If you are reading these words, chances are good that–in addition to possessing impeccable taste in weblogs–you both enjoy reading and regularly engage in this activity. Sadly, though, you may be a member of a growing minority, as the following news article from the Washington Post details:
Americans are reading less and their reading proficiency is declining at troubling rates, according to a report that the National Endowment for the Arts will issue today. The trend is particularly strong among older teens and young adults, and if it is not reversed, the NEA report suggests, it will have a profound negative effect on the nation’s economic and civic future.
“This is really alarming data,” said NEA Chairman Dana Gioia. “Luckily, we still have an opportunity to address it, but if we wait 10, 20 years, I think it may be too late.”
Titled “To Read or Not to Read,” the report is a significant expansion of the NEA’s widely cited 2004 study, “Reading at Risk.” The NEA based that earlier study exclusively on data from its own arts surveys, and as a result, that analysis focused mainly on so-called literary reading — novels, stories, plays and poems. This led some critics to downplay its implications.
The new report assembles much more data, drawing on large-scale studies done by other government agencies (such as the Department of Education) and by non-government organizations.
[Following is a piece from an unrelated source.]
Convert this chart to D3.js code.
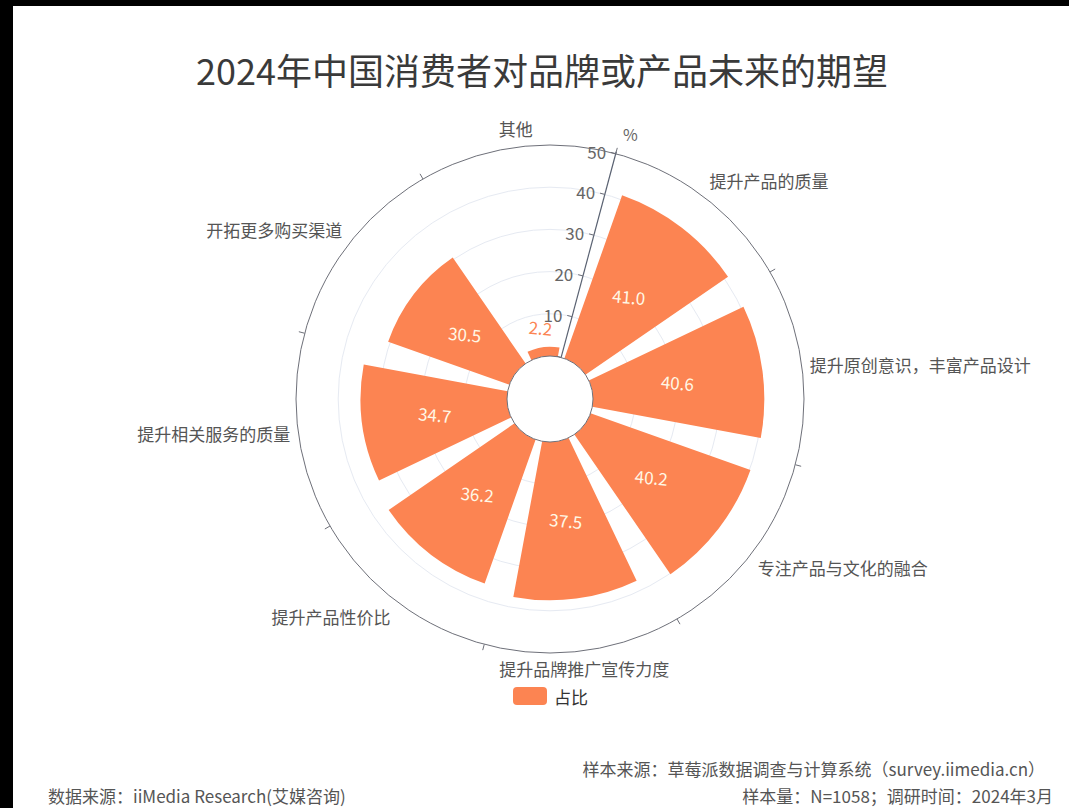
<!DOCTYPE html>
<html>
<head>
<meta charset="utf-8">
<script src="https://cdn.jsdelivr.net/npm/d3@7"></script>
<style>
  html, body { margin: 0; padding: 0; background: #fff; }
  svg { display: block; font-family: "Noto Sans CJK SC", "Noto Sans", sans-serif; }
</style>
</head>
<body>
<svg id="chart" width="1069" height="808"></svg>
<script>
// Survey results: what consumers expect from brands/products
const categories = [
  "提升产品的质量",
  "提升原创意识，丰富产品设计",
  "专注产品与文化的融合",
  "提升品牌推广宣传力度",
  "提升产品性价比",
  "提升相关服务的质量",
  "开拓更多购买渠道",
  "其他"
];
const shares = [41.0, 40.6, 40.2, 37.5, 36.2, 34.7, 30.5, 2.2];
const radiusTicks = [0, 10, 20, 30, 40, 50];
const seriesName = "占比";
const titleText = "2024年中国消费者对品牌或产品未来的期望";
const sourceText = "数据来源：iiMedia Research(艾媒咨询)";
const sampleSourceText = "样本来源：草莓派数据调查与计算系统（survey.iimedia.cn）";
const sampleInfoText = "样本量：N=1058；调研时间：2024年3月";

const svg = d3.select("#chart");
const W = 1069, H = 808;

// frame edges
svg.append("rect").attr("x", 0).attr("y", 0).attr("width", W).attr("height", 6).attr("fill", "#000");
svg.append("rect").attr("x", 0).attr("y", 0).attr("width", 13).attr("height", H).attr("fill", "#000");

// title
svg.append("text")
  .attr("x", 542).attr("y", 85)
  .attr("text-anchor", "middle")
  .attr("font-size", 36)
  .attr("fill", "#3a3a3a")
  .text(titleText);

const cx = 550, cy = 399;
const innerR = 43, outerR = 254;
const deg = Math.PI / 180;
const startAngle = 15 * deg;

const r = d3.scaleLinear().domain([0, 50]).range([innerR, outerR]);
const a = d3.scaleBand()
  .domain(categories)
  .range([startAngle, startAngle + 2 * Math.PI])
  .paddingInner(0.2)
  .paddingOuter(0.1);
const step = a.step();

const g = svg.append("g").attr("transform", `translate(${cx},${cy})`);
const px = (ang, rad) => [rad * Math.sin(ang), -rad * Math.cos(ang)];

// concentric split circles
g.append("g").selectAll("circle")
  .data(radiusTicks.filter(t => t > 0 && t < 50))
  .join("circle")
  .attr("r", d => r(d))
  .attr("fill", "none")
  .attr("stroke", "#E6EAF2")
  .attr("stroke-width", 1);

const boundaries = d3.range(categories.length).map(i => startAngle + i * step);

// radius axis labels (drawn beneath the bars)
const axisDir = [Math.sin(startAngle), -Math.cos(startAngle)];
const leftPerp = [-Math.cos(startAngle), -Math.sin(startAngle)];
g.append("g").selectAll("text")
  .data(radiusTicks)
  .join("text")
  .attr("x", d => axisDir[0] * r(d) + leftPerp[0] * 10)
  .attr("y", d => axisDir[1] * r(d) + leftPerp[1] * 10)
  .attr("text-anchor", "end")
  .attr("dominant-baseline", "central")
  .attr("font-size", 17)
  .attr("fill", "#666")
  .text(d => d);

// bars
const arc = d3.arc();
g.append("g").selectAll("path")
  .data(categories)
  .join("path")
  .attr("d", (c, i) => arc({
    innerRadius: innerR,
    outerRadius: r(shares[i]),
    startAngle: a(c),
    endAngle: a(c) + a.bandwidth()
  }))
  .attr("fill", "#fc8452");

// outer angle axis circle and inner circle
g.append("circle").attr("r", outerR).attr("fill", "none").attr("stroke", "#6E7079").attr("stroke-width", 1);
g.append("circle").attr("r", innerR).attr("fill", "#fff").attr("stroke", "#6E7079").attr("stroke-width", 1);

// value labels: centred in the bar, or just past its end when the bar is short
const minInside = 60;
g.append("g").selectAll("text")
  .data(categories)
  .join("text")
  .attr("transform", (c, i) => {
    const mid = a(c) + a.bandwidth() / 2;
    const len = r(shares[i]) - innerR;
    const rad = len >= minInside ? (innerR + r(shares[i])) / 2 : r(shares[i]) + 20;
    const p = px(mid, rad);
    return `translate(${p[0]},${p[1]}) rotate(5)`;
  })
  .attr("text-anchor", "middle")
  .attr("dominant-baseline", "central")
  .attr("font-size", 17)
  .attr("fill", (c, i) => (r(shares[i]) - innerR) >= minInside ? "#fff8e6" : "#fc8452")
  .text((c, i) => shares[i].toFixed(1));

// angle axis ticks
g.append("g").selectAll("line")
  .data(boundaries)
  .join("line")
  .attr("x1", d => px(d, outerR)[0]).attr("y1", d => px(d, outerR)[1])
  .attr("x2", d => px(d, outerR + 6)[0]).attr("y2", d => px(d, outerR + 6)[1])
  .attr("stroke", "#6E7079")
  .attr("stroke-width", 1);

// category labels around the circle
const labelR = outerR + 8;
g.append("g").selectAll("text")
  .data(categories)
  .join("text")
  .each(function(c) {
    const mid = a(c) + a.bandwidth() / 2;
    const p = px(mid, labelR);
    const rx = p[0] / labelR, ry = p[1] / labelR;
    const anchor = Math.abs(rx) < 0.3 ? "middle" : (rx > 0 ? "start" : "end");
    const base = Math.abs(ry) < 0.3 ? "central" : (ry > 0 ? "hanging" : "auto");
    const dy = Math.abs(ry) < 0.3 ? 0 : (ry > 0 ? 1 : -3);
    d3.select(this)
      .attr("x", p[0]).attr("y", p[1] + dy)
      .attr("text-anchor", anchor)
      .attr("dominant-baseline", base);
  })
  .attr("font-size", 17)
  .attr("fill", "#555")
  .text(c => c);

// radius axis line, ticks and name
g.append("line")
  .attr("x1", axisDir[0] * innerR).attr("y1", axisDir[1] * innerR)
  .attr("x2", axisDir[0] * (outerR + 2)).attr("y2", axisDir[1] * (outerR + 2))
  .attr("stroke", "#5a6272")
  .attr("stroke-width", 1.2);
g.append("g").selectAll("line")
  .data(radiusTicks)
  .join("line")
  .attr("x1", d => axisDir[0] * r(d)).attr("y1", d => axisDir[1] * r(d))
  .attr("x2", d => axisDir[0] * r(d) + leftPerp[0] * 5)
  .attr("y2", d => axisDir[1] * r(d) + leftPerp[1] * 5)
  .attr("stroke", "#6E7079")
  .attr("stroke-width", 1);
g.append("text")
  .attr("x", axisDir[0] * (outerR + 20) + 2)
  .attr("y", axisDir[1] * (outerR + 20))
  .attr("text-anchor", "start")
  .attr("dominant-baseline", "central")
  .attr("font-size", 16)
  .attr("fill", "#666")
  .text("%");

// legend
const legend = svg.append("g").attr("transform", "translate(513,687)");
legend.append("rect")
  .attr("width", 34).attr("height", 18).attr("rx", 4)
  .attr("fill", "#fc8452");
legend.append("text")
  .attr("x", 41).attr("y", 9)
  .attr("dominant-baseline", "central")
  .attr("font-size", 17)
  .attr("fill", "#333")
  .text(seriesName);

// footnotes
svg.append("text")
  .attr("x", 48).attr("y", 803)
  .attr("font-size", 17).attr("fill", "#555")
  .text(sourceText);
svg.append("text")
  .attr("x", 1045).attr("y", 776)
  .attr("text-anchor", "end")
  .attr("font-size", 17).attr("fill", "#555")
  .text(sampleSourceText);
svg.append("text")
  .attr("x", 1053).attr("y", 803)
  .attr("text-anchor", "end")
  .attr("font-size", 17).attr("fill", "#555")
  .text(sampleInfoText);
</script>
</body>
</html>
These studies tend to use broader definitions of reading, said Sunil Iyengar, the NEA’s director of research and analysis, with many looking at “all kinds of reading,” a category that includes reading done online.
The story the numbers tell, Gioia said, can be summed up in about four sentences:
“We are doing a better job of teaching kids to read in elementary school. But once they enter adolescence, they fall victim to a general culture which does not encourage or reinforce reading. Because these people then read less, they read less well. Because they read less well, they do more poorly in school, in the job market and in civic life.” [full text]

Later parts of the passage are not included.